# DO THIS
Exactly as written, retype the listing below, omitting the pictures.

# GIVEN DATA
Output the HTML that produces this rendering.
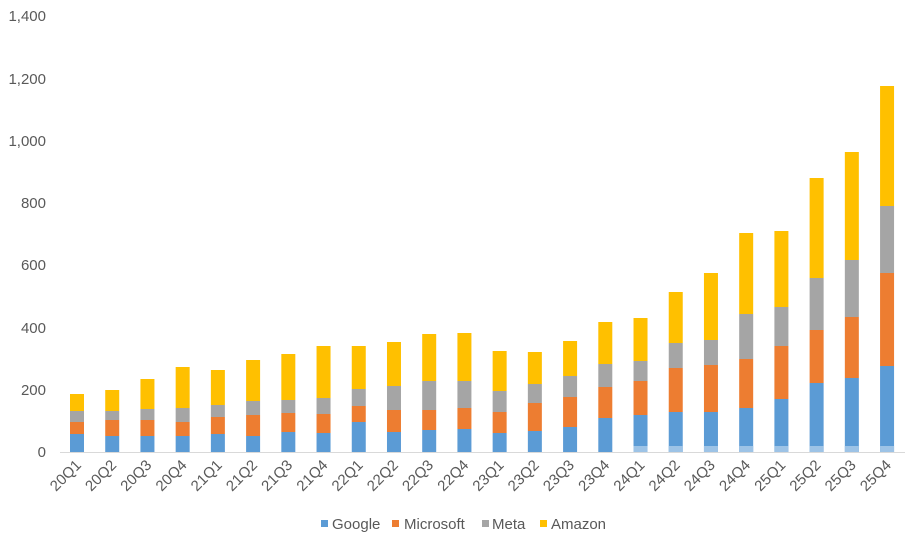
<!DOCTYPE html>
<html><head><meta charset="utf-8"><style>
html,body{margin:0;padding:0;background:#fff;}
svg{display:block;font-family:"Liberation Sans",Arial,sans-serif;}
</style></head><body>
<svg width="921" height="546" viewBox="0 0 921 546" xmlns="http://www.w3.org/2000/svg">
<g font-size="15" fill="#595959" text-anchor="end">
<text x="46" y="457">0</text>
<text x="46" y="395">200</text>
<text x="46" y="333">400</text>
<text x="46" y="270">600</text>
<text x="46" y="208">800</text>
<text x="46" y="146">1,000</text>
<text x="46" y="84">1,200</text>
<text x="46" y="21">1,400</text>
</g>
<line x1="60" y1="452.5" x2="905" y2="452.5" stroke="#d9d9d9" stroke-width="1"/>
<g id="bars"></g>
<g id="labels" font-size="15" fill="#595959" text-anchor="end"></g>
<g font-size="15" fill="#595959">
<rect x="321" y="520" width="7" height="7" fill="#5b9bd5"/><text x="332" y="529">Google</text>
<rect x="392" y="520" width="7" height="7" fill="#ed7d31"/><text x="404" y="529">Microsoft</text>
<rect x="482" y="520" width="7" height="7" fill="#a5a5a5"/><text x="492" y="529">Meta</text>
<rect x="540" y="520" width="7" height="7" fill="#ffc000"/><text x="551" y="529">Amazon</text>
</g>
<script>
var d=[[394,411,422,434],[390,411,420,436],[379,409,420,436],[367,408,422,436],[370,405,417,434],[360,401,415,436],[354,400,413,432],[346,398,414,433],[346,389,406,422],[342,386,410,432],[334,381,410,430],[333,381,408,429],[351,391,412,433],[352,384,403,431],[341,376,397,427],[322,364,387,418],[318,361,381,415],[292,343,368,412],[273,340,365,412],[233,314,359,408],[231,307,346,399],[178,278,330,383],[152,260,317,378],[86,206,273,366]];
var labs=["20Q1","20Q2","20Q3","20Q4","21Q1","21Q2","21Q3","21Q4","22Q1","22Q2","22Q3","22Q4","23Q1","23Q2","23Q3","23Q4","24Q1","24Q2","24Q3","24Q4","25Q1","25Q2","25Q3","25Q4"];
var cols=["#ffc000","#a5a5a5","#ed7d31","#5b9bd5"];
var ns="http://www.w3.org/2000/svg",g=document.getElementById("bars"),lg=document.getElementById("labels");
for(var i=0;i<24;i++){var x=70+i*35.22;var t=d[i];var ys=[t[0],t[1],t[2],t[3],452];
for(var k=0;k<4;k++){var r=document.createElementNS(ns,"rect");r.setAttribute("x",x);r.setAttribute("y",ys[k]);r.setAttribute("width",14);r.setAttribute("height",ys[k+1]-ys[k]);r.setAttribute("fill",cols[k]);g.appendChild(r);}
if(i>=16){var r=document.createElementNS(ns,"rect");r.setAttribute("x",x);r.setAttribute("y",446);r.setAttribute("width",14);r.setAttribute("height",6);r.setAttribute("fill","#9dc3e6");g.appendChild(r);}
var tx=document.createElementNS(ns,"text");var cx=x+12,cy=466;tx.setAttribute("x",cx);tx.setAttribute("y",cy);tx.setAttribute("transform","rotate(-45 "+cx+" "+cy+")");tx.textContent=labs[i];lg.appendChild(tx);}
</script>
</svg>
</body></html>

# ANSWER TO THIS TASK
Output the HTML that produces this rendering.
<!DOCTYPE html>
<html><head><meta charset="utf-8"><style>
html,body{margin:0;padding:0;background:#fff;}
svg{display:block;font-family:"Liberation Sans",Arial,sans-serif;}
</style></head><body>
<svg width="921" height="546" viewBox="0 0 921 546" xmlns="http://www.w3.org/2000/svg">
<g font-size="15" fill="#595959" text-anchor="end">
<text x="46" y="457">0</text>
<text x="46" y="395">200</text>
<text x="46" y="333">400</text>
<text x="46" y="270">600</text>
<text x="46" y="208">800</text>
<text x="46" y="146">1,000</text>
<text x="46" y="84">1,200</text>
<text x="46" y="21">1,400</text>
</g>
<line x1="60" y1="452.5" x2="905" y2="452.5" stroke="#d9d9d9" stroke-width="1"/>
<g id="bars"></g>
<g id="labels" font-size="15" fill="#595959" text-anchor="end"></g>
<g font-size="15" fill="#595959">
<rect x="321" y="520" width="7" height="7" fill="#5b9bd5"/><text x="332" y="529">Google</text>
<rect x="392" y="520" width="7" height="7" fill="#ed7d31"/><text x="404" y="529">Microsoft</text>
<rect x="482" y="520" width="7" height="7" fill="#a5a5a5"/><text x="492" y="529">Meta</text>
<rect x="540" y="520" width="7" height="7" fill="#ffc000"/><text x="551" y="529">Amazon</text>
</g>
<script>
var d=[[394,411,422,434],[390,411,420,436],[379,409,420,436],[367,408,422,436],[370,405,417,434],[360,401,415,436],[354,400,413,432],[346,398,414,433],[346,389,406,422],[342,386,410,432],[334,381,410,430],[333,381,408,429],[351,391,412,433],[352,384,403,431],[341,376,397,427],[322,364,387,418],[318,361,381,415],[292,343,368,412],[273,340,365,412],[233,314,359,408],[231,307,346,399],[178,278,330,383],[152,260,317,378],[86,206,273,366]];
var labs=["20Q1","20Q2","20Q3","20Q4","21Q1","21Q2","21Q3","21Q4","22Q1","22Q2","22Q3","22Q4","23Q1","23Q2","23Q3","23Q4","24Q1","24Q2","24Q3","24Q4","25Q1","25Q2","25Q3","25Q4"];
var cols=["#ffc000","#a5a5a5","#ed7d31","#5b9bd5"];
var ns="http://www.w3.org/2000/svg",g=document.getElementById("bars"),lg=document.getElementById("labels");
for(var i=0;i<24;i++){var x=70+i*35.22;var t=d[i];var ys=[t[0],t[1],t[2],t[3],452];
for(var k=0;k<4;k++){var r=document.createElementNS(ns,"rect");r.setAttribute("x",x);r.setAttribute("y",ys[k]);r.setAttribute("width",14);r.setAttribute("height",ys[k+1]-ys[k]);r.setAttribute("fill",cols[k]);g.appendChild(r);}
if(i>=16){var r=document.createElementNS(ns,"rect");r.setAttribute("x",x);r.setAttribute("y",446);r.setAttribute("width",14);r.setAttribute("height",6);r.setAttribute("fill","#9dc3e6");g.appendChild(r);}
var tx=document.createElementNS(ns,"text");var cx=x+12,cy=466;tx.setAttribute("x",cx);tx.setAttribute("y",cy);tx.setAttribute("transform","rotate(-45 "+cx+" "+cy+")");tx.textContent=labs[i];lg.appendChild(tx);}
</script>
</svg>
</body></html>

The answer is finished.